INSTRUCTIONS FOR THE TASK
Give only the number of lines that hold the word "LaTeX".
═════ RECORD EXTRACTS ═════
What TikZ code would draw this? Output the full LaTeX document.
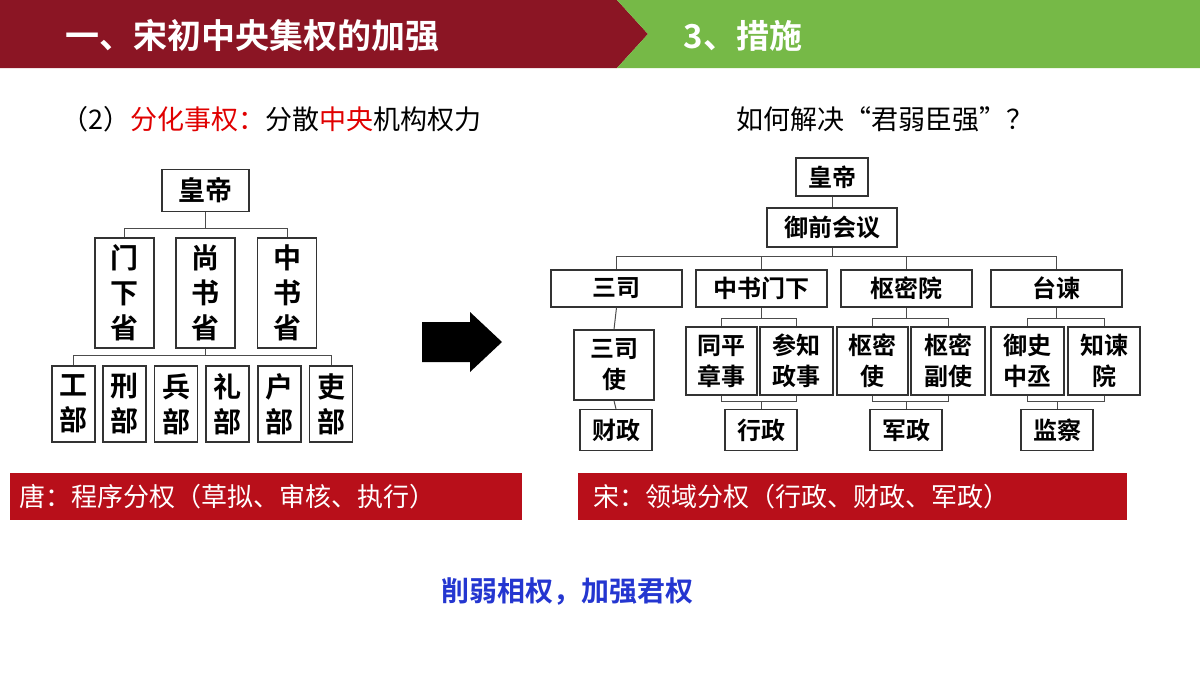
\documentclass[tikz,border=0pt]{standalone}
\usepackage{fontspec}
\setmainfont{Noto Sans CJK SC}[BoldFont={Noto Sans CJK SC Bold}]
\begin{document}
\begin{tikzpicture}[x=1pt,y=-1pt,
 bx/.style={draw=black!80,line width=1.2pt,fill=white,inner sep=0pt,font=\fontsize{24}{28}\selectfont\bfseries,align=center},
 ln/.style={draw=black!70,line width=1pt}]
\useasboundingbox (0,0) rectangle (1200,675);
\definecolor{hred}{HTML}{8B1524}\definecolor{hgreen}{HTML}{76B947}
\definecolor{bred}{HTML}{B80F1A}\definecolor{tred}{HTML}{E00000}\definecolor{tblue}{HTML}{2436D0}
\fill[hred] (0,0)--(617,0)--(648,34)--(617,68)--(0,68)--cycle;
\fill[hgreen] (617,0)--(1200,0)--(1200,68)--(617,68)--(648,34)--cycle;
\node[anchor=west,text=white,font=\fontsize{34}{38}\selectfont\bfseries] (h1) at (62,36) {一、宋初中央集权的加强};
\node[anchor=west,text=white,font=\fontsize{33}{38}\selectfont\bfseries] (h2) at (680,36) {3、措施};
\node[anchor=west,font=\fontsize{27}{30}\selectfont] (t1) at (58,119) {（2）\textcolor{tred}{分化事权：}分散\textcolor{tred}{中央}机构权力};
\node[anchor=west,font=\fontsize{27}{30}\selectfont] (t2) at (733,119) {如何解决“君弱臣强”？};
% left tree
\node[bx,minimum width=87pt,minimum height=42pt,font=\fontsize{27}{30}\selectfont\bfseries] (L0) at (205.5,190.5) {皇帝};
\foreach \n/\x/\t in {La/124.5/门\\下\\省,Lb/205.5/尚\\书\\省,Lc/287/中\\书\\省}
  \node[bx,minimum width=59pt,minimum height=110pt,font=\fontsize{28}{35}\selectfont\bfseries] (\n) at (\x,293) {\t};
\foreach \n/\x/\t in {B1/73.5/工\\部,B2/124.5/刑\\部,B3/176/兵\\部,B4/227.5/礼\\部,B5/279.5/户\\部,B6/331/吏\\部}
  \node[bx,minimum width=43pt,minimum height=76pt,font=\fontsize{28}{35}\selectfont\bfseries] (\n) at (\x,404) {\t};
\draw[ln] (L0.south) -- ++(0,16) coordinate (lb1);
\draw[ln] (La.north) -- (La.north|-lb1) -- (Lc.north|-lb1) -- (Lc.north);
\draw[ln] (Lb.south) -- ++(0,7) coordinate (lb2);
\draw[ln] (B1.north) -- (B1.north|-lb2) -- (B6.north|-lb2) -- (B6.north);
% arrow
\fill[black] (422,322)--(470,322)--(470,312)--(502,342)--(470,372)--(470,362)--(422,362)--cycle;
% right tree
\node[bx,minimum width=72pt,minimum height=38pt] (R0) at (832,177) {皇帝};
\node[bx,minimum width=130pt,minimum height=39pt] (R1) at (832,227.5) {御前会议};
\foreach \n/\x/\t in {Ra/616.5/三司,Rb/761.5/中书门下,Rc/906.5/枢密院,Rd/1056.5/台谏}
  \node[bx,minimum width=131pt,minimum height=37pt] (\n) at (\x,288.5) {\t};
\foreach \n/\x/\w/\t in {Sb1/721.5/71/同平\\章事,Sb2/796.5/73/参知\\政事,Sc1/872.5/71/枢密\\使,Sc2/948/74/枢密\\副使,Sd1/1027.5/73/御史\\中丞,Sd2/1104/72/知谏\\院}
  \node[bx,minimum width=\w pt,minimum height=68pt,font=\fontsize{24}{31}\selectfont\bfseries] (\n) at (\x,361) {\t};
\node[bx,minimum width=80pt,minimum height=70pt,font=\fontsize{24}{31}\selectfont\bfseries] (Sa) at (614,365) {三司\\使};
\foreach \n/\x/\t in {Fa/616/财政,Fb/761/行政,Fc/906/军政,Fd/1057/监察}
  \node[bx,minimum width=72pt,minimum height=41pt] (\n) at (\x,430) {\t};
\draw[ln] (R0.south) -- (R1.north);
\draw[ln] (R1.south) -- ++(0,9) coordinate (rb);
\draw[ln] (Ra.north) -- (Ra.north|-rb) -- (Rd.north|-rb) -- (Rd.north);
\draw[ln] (Rb.north) -- (Rb.north|-rb); \draw[ln] (Rc.north) -- (Rc.north|-rb);
\draw[ln] (Ra.south) -- (Sa.north); \draw[ln] (Sa.south) -- (Fa.north);
\foreach \p/\a/\b/\f in {Rb/Sb1/Sb2/Fb,Rc/Sc1/Sc2/Fc,Rd/Sd1/Sd2/Fd}{
  \draw[ln] (\p.south) -- ++(0,11) coordinate (u);
  \draw[ln] (\a.north) -- (\a.north|-u) -- (\b.north|-u) -- (\b.north);
  \draw[ln] (\f.north) -- ++(0,-7) coordinate (d);
  \draw[ln] (\a.south) -- (\a.south|-d) -- (\b.south|-d) -- (\b.south);
}
% banners
\node[fill=bred,minimum width=512pt,minimum height=47pt,inner sep=0pt] (P1) at (266,496.5) {};
\node[anchor=west,text=white,font=\fontsize{26}{29}\selectfont] (P1t) at (16,496.5) {唐：程序分权（草拟、审核、执行）};
\node[fill=bred,minimum width=549pt,minimum height=47pt,inner sep=0pt] (P2) at (852.5,496.5) {};
\node[anchor=west,text=white,font=\fontsize{26}{29}\selectfont] (P2t) at (590,496.5) {宋：领域分权（行政、财政、军政）};
\node[text=tblue,font=\fontsize{28}{30}\selectfont\bfseries] (C) at (567,592) {削弱相权，加强君权};
\end{tikzpicture}
\end{document}
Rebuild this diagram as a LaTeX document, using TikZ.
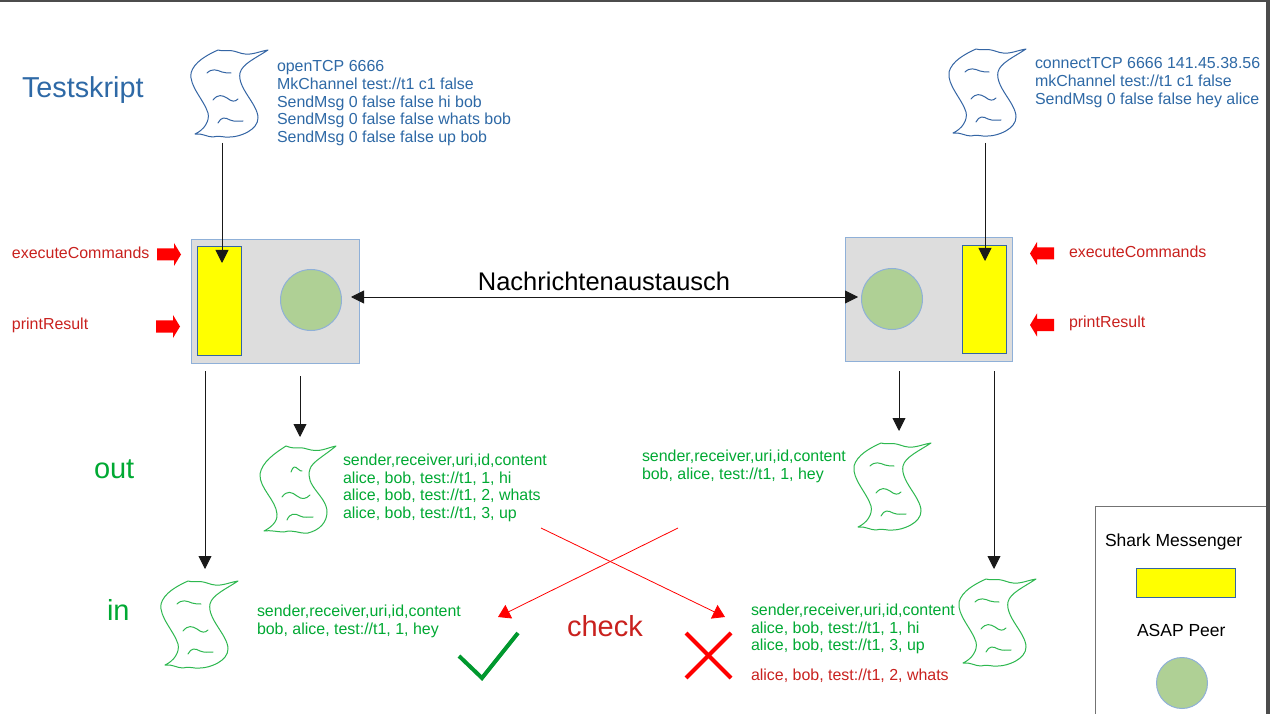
\documentclass[tikz,border=0pt]{standalone}
\usepackage{fontspec}
\setmainfont{Liberation Sans}
\usetikzlibrary{arrows.meta}
\definecolor{tblue}{HTML}{2E69A6}
\definecolor{tgreen}{HTML}{00A933}
\definecolor{tred}{HTML}{C9211E}
\definecolor{peerfill}{HTML}{DDDDDD}
\definecolor{peerline}{HTML}{8FB0D8}
\definecolor{circfill}{HTML}{AFD095}
\definecolor{scrollblue}{HTML}{3465A4}
\definecolor{scrollgreen}{HTML}{2DB84F}
\definecolor{pureyellow}{HTML}{FFFF00}
\definecolor{purered}{HTML}{FF0000}
\newcommand{\fs}[1]{\fontsize{#1}{#1}\selectfont}
\tikzset{
  x=1pt,y=-1pt,
  peerbox/.style={draw=peerline,fill=peerfill,line width=1pt},
  sharkbox/.style={draw=scrollblue,fill=pureyellow,line width=1pt},
  peercirc/.style={draw=peerline,fill=circfill,line width=1pt},
  conn/.style={draw=black!90,line width=0.9pt,-{Triangle[length=13pt,width=13pt]}},
  biconn/.style={draw=black!90,line width=0.9pt,{Triangle[length=13pt,width=13pt]}-{Triangle[length=13pt,width=13pt]}},
  redconn/.style={draw=purered,line width=0.8pt,-{Triangle[length=12pt,width=15pt,fill=purered]}},
  txt/.style={anchor=west,inner sep=0pt,outer sep=0pt,align=left,font=\fs{15.95}},
  scrollline/.style={line width=1pt,line join=round,line cap=round},
  pics/scrollbody/.style={code={
    \draw[scrollline,#1]
      (78,4) .. controls (66,6) and (60,11) .. (47,6)
      .. controls (38,3) and (36,6) .. (28,4)
      .. controls (17,9) and (4,16) .. (1,27)
      .. controls (-1,40) and (14,54) .. (18,67)
      .. controls (20,75) and (14,84) .. (5,88)
      .. controls (12,87) and (17,91) .. (23,91)
      .. controls (31,89) and (34,92) .. (40,91)
      .. controls (50,91) and (68,84) .. (68,72)
      .. controls (68,58) and (47,42) .. (50,27)
      .. controls (52,18) and (66,12) .. (78,4);
    \draw[scrollline,#1] (17,27) .. controls (22,22) and (27,24) .. (32,26) .. controls (35,27) and (38,27) .. (41,27);
    \draw[scrollline,#1] (23,54) .. controls (28,48) and (32,49) .. (37,52) .. controls (42,56) and (45,56) .. (48,53);
    \draw[scrollline,#1] (28,77) .. controls (31,71) and (35,71) .. (40,74) .. controls (45,76) and (49,75) .. (53,75);
  }},
  pics/scrollalt/.style={code={
    \draw[scrollline,#1]
      (76,2) .. controls (66,4) and (60,9) .. (47,5)
      .. controls (38,2) and (36,6) .. (26,2)
      .. controls (15,9) and (2,18) .. (0,30)
      .. controls (-1,44) and (16,56) .. (17,70)
      .. controls (18,78) and (10,84) .. (4,87)
      .. controls (12,86) and (17,88) .. (24,88)
      .. controls (34,85) and (38,90) .. (48,89)
      .. controls (60,86) and (67,78) .. (67,68)
      .. controls (67,52) and (44,42) .. (50,25)
      .. controls (52,18) and (64,12) .. (76,2);
    \draw[scrollline,#1] (31,28) .. controls (33,22) and (35,22) .. (38,25) .. controls (40,27) and (41,27) .. (42,27);
    \draw[scrollline,#1] (22,53) .. controls (27,46) and (32,48) .. (37,52) .. controls (42,56) and (46,55) .. (50,51);
    \draw[scrollline,#1] (27,76) .. controls (30,69) and (35,69) .. (40,72) .. controls (44,74) and (48,73) .. (53,73);
  }},
  pics/rarrowR/.style={code={
    \fill[purered] (0,-6) -- (17,-6) -- (17,-11.5) -- (24,0) -- (17,11.5) -- (17,6) -- (0,6) -- cycle;
  }},
  pics/rarrowL/.style={code={
    \fill[purered] (0,-6) -- (-17,-6) -- (-17,-11.5) -- (-24,0) -- (-17,11.5) -- (-17,6) -- (0,6) -- cycle;
  }},
}
\begin{document}
\begin{tikzpicture}
\useasboundingbox (0,0) rectangle (1270,714);
\fill[white] (0,0) rectangle (1270,714);
\fill[black!70] (0,0) rectangle (1270,2);
\fill[black!70] (1266,0) rectangle (1270,714);

% scrolls
\pic at (190,46) {scrollbody=scrollblue};
\pic at (948,45) {scrollbody=scrollblue};
\pic at (260,444) {scrollalt=scrollgreen};
\pic at (853,439) {scrollbody=scrollgreen};
\pic at (160,577) {scrollbody=scrollgreen};
\pic at (958,575) {scrollbody=scrollgreen};

% peers
\node[peerbox,anchor=north west,minimum width=168pt,minimum height=124pt,inner sep=0pt] (peerL) at (191,239) {};
\node[peerbox,anchor=north west,minimum width=167pt,minimum height=124pt,inner sep=0pt] (peerR) at (845,237) {};
\node[sharkbox,anchor=north west,minimum width=44pt,minimum height=109pt,inner sep=0pt] (sharkL) at (197,246) {};
\node[sharkbox,anchor=north west,minimum width=44pt,minimum height=108pt,inner sep=0pt] (sharkR) at (962,245) {};
\node[peercirc,circle,minimum size=61pt,inner sep=0pt] (asapL) at (311,300) {};
\node[peercirc,circle,minimum size=61pt,inner sep=0pt] (asapR) at (892,299) {};

% text
\node[txt,tblue,font=\fs{28.8}] (title) at (22,90.5) {Testskript};
\node[txt,tblue,anchor=north west] (cmdL) at (277,60) {openTCP 6666\\[2pt]MkChannel test://t1 c1 false\\[2pt]SendMsg 0 false false hi bob\\[2pt]SendMsg 0 false false whats bob\\[2pt]SendMsg 0 false false up bob};
\node[txt,tblue,anchor=north west] (cmdR) at (1035,57.5) {connectTCP 6666 141.45.38.56\\[2pt]mkChannel test://t1 c1 false\\[2pt]SendMsg 0 false false hey alice};
\node[txt,tred] (execL) at (12,253) {executeCommands};
\node[txt,tred] (printL) at (12,325.5) {printResult};
\node[txt,tred] (execR) at (1069,252) {executeCommands};
\node[txt,tred] (printR) at (1069,323.5) {printResult};
\node[txt,black,anchor=center,font=\fs{25.5}] (msg) at (604,281) {Nachrichtenaustausch};
\node[txt,tgreen,font=\fs{29}] (outl) at (94,469) {out};
\node[txt,tgreen,font=\fs{29}] (inl) at (107,610) {in};
\node[txt,tred,font=\fs{29}] (check) at (567,626.5) {check};
\node[txt,tgreen,anchor=north west] (outA) at (343,453.5) {sender,receiver,uri,id,content\\[2pt]alice, bob, test://t1, 1, hi\\[2pt]alice, bob, test://t1, 2, whats\\[2pt]alice, bob, test://t1, 3, up};
\node[txt,tgreen,anchor=north west] (outB) at (642,449.5) {sender,receiver,uri,id,content\\[2pt]bob, alice, test://t1, 1, hey};
\node[txt,tgreen,anchor=north west] (inA) at (257,604.5) {sender,receiver,uri,id,content\\[2pt]bob, alice, test://t1, 1, hey};
\node[txt,tgreen,anchor=north west] (inB) at (751,603.5) {sender,receiver,uri,id,content\\[2pt]alice, bob, test://t1, 1, hi\\[2pt]alice, bob, test://t1, 3, up};
\node[txt,tred] (missing) at (751,676) {alice, bob, test://t1, 2, whats};

% red block arrows
\pic at (157,254.5) {rarrowR};
\pic at (156,326.5) {rarrowR};
\pic at (1054,253.5) {rarrowL};
\pic at (1054,325) {rarrowL};

% connectors
\coordinate (s1) at (222,143);
\coordinate (s1e) at (222,263);
\coordinate (s2) at (985,143);
\coordinate (s2e) at (985,261);
\draw[conn] (s1) -- (s1e);
\draw[conn] (s2) -- (s2e);
\coordinate (ml) at (351,297);
\coordinate (mr) at (858,297);
\draw[biconn] (ml) -- (mr);
\coordinate (d1) at (205,371); \coordinate (d1e) at (205,569);
\coordinate (d2) at (300,376); \coordinate (d2e) at (300,437);
\coordinate (d3) at (899,371); \coordinate (d3e) at (899,431);
\coordinate (d4) at (994,371); \coordinate (d4e) at (994,569);
\draw[conn] (d1) -- (d1e);
\draw[conn] (d2) -- (d2e);
\draw[conn] (d3) -- (d3e);
\draw[conn] (d4) -- (d4e);
\coordinate (x1) at (541,528); \coordinate (x1e) at (725,617);
\coordinate (x2) at (678,528); \coordinate (x2e) at (498,617);
\draw[redconn] (x1) -- (x1e);
\draw[redconn] (x2) -- (x2e);

% check and cross
\draw[tgreen!90!black,line width=4pt] (459,656) -- (482,678) -- (518,633);
\draw[purered,line width=4pt] (686,633) -- (731,678);
\draw[purered,line width=4pt] (731,633) -- (686,678);

% legend
\draw[black!55,line width=1pt] (1095,714) -- (1095,506) -- (1266,506);
\node[txt,black,font=\fs{17.5}] (lgA) at (1105,541.5) {Shark Messenger};
\node[sharkbox,anchor=north west,minimum width=99pt,minimum height=29pt,inner sep=0pt] (lgY) at (1136,568) {};
\node[txt,black,font=\fs{17.5}] (lgB) at (1137,630.5) {ASAP Peer};
\node[peercirc,circle,minimum size=51pt,inner sep=0pt] (lgC) at (1182,683) {};
\end{tikzpicture}
\end{document}
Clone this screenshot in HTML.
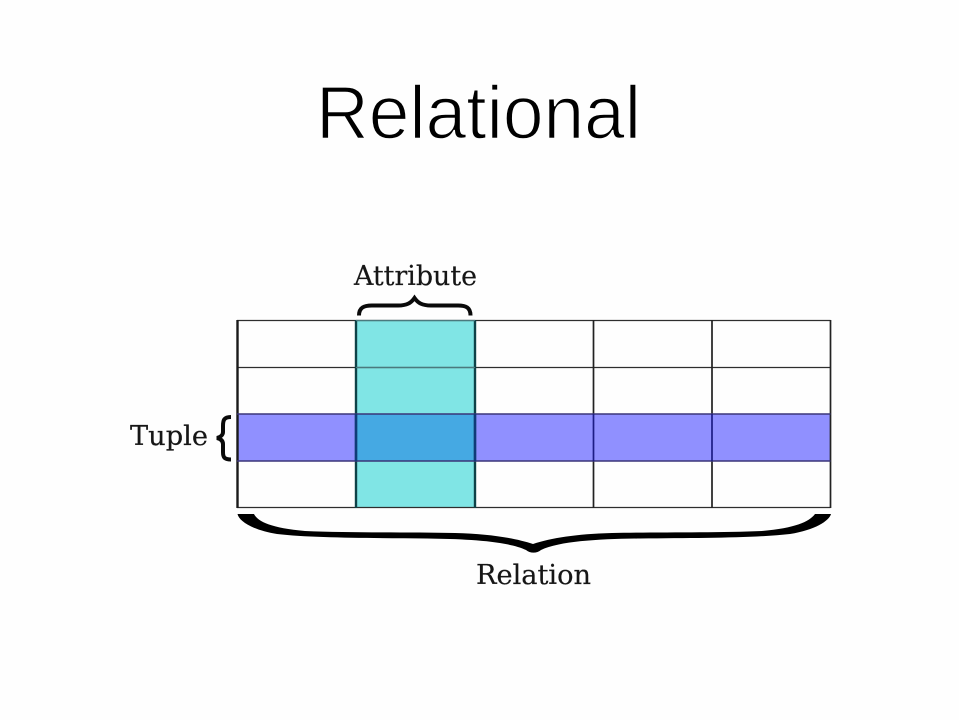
═════
OUTPUT
2